All I'm saying is so long as Dixon is with us, alive and functional, and so long as there is a Trumpet festival, and so long as that trumpet festival is in New York City, and so long as New York City is 3 1/2 hours by car from where Bill Dixon lives in Vermont, why not just have Dixon perform at the festival again and again and again?

That kind of thing isn't unheard of, is it?

So what if it is?

If I was the 'curator' at a saxophone festival, I would have (had) Sigurd Rascher there every damn year until the day he died--just because.

There is plenty to like about the line up this year's FONT festival. For example, there's the Meridian Arts Ensemble playing the music of Mark Applebaum. You've got to give it up for the Meridian Arts Ensemble.
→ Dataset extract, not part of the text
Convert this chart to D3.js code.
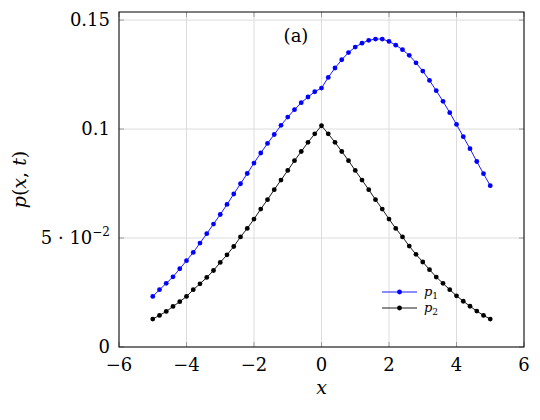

There is definitely room in the world for groups like that, and you've got to admire any group that can continue operations long after the electrical grid has collapsed.

Forbes Graham is playing. I'd like to check that out. You've probably all seen this by now. What's not to like?

Then there's the Leonel Kaplan Tatsuya Nakatani duo. Tatsuya Nakatani can make anyone sound excellent. Not that I imagine Leonel Kaplan needs any extra special help or anything--I'm just saying he has an undeniable ability to make the gig a special occasion.

So yes, of course support the music. Pack every show every night. Yes!

+ + +

Tatsuya Nakatani really is a remarkable drummer. At the E.M. Forster table Nakatani sits comfortably next to all of them. I most enjoyed Blue Collar, the group with Nakatani, Steve Swell and Nate Wooley. At least 1/3rd of the excitement for me was in Nakatani's playing.

Anyhow, thinking of Nakatani got me to thinking of drumming in general. For better or worse, I can't think about drumming for very long without thinking of The Black Page.

The Black Page. All those notes, all those rhythms. Scary!

A decade or so later, it is not so scary. 11 year olds, 16 year olds, groups of teens...

Can music be thought of as currency? Is that a lot of crap? Supposing yes, music can be thought of as currency and yes, that is a lot of crap; what has the emergence of teen and pre-teen realizations done to the value of The Black Page-as-currency?

What happens to a piece of music when it become repertoire? Ok, ok, what happens to the "collective" perception of a piece of music when it is performed as repertoire, and particularly as children's repertoire?

Q: And Children? A: And Children

Is there a Black Page ring tone yet?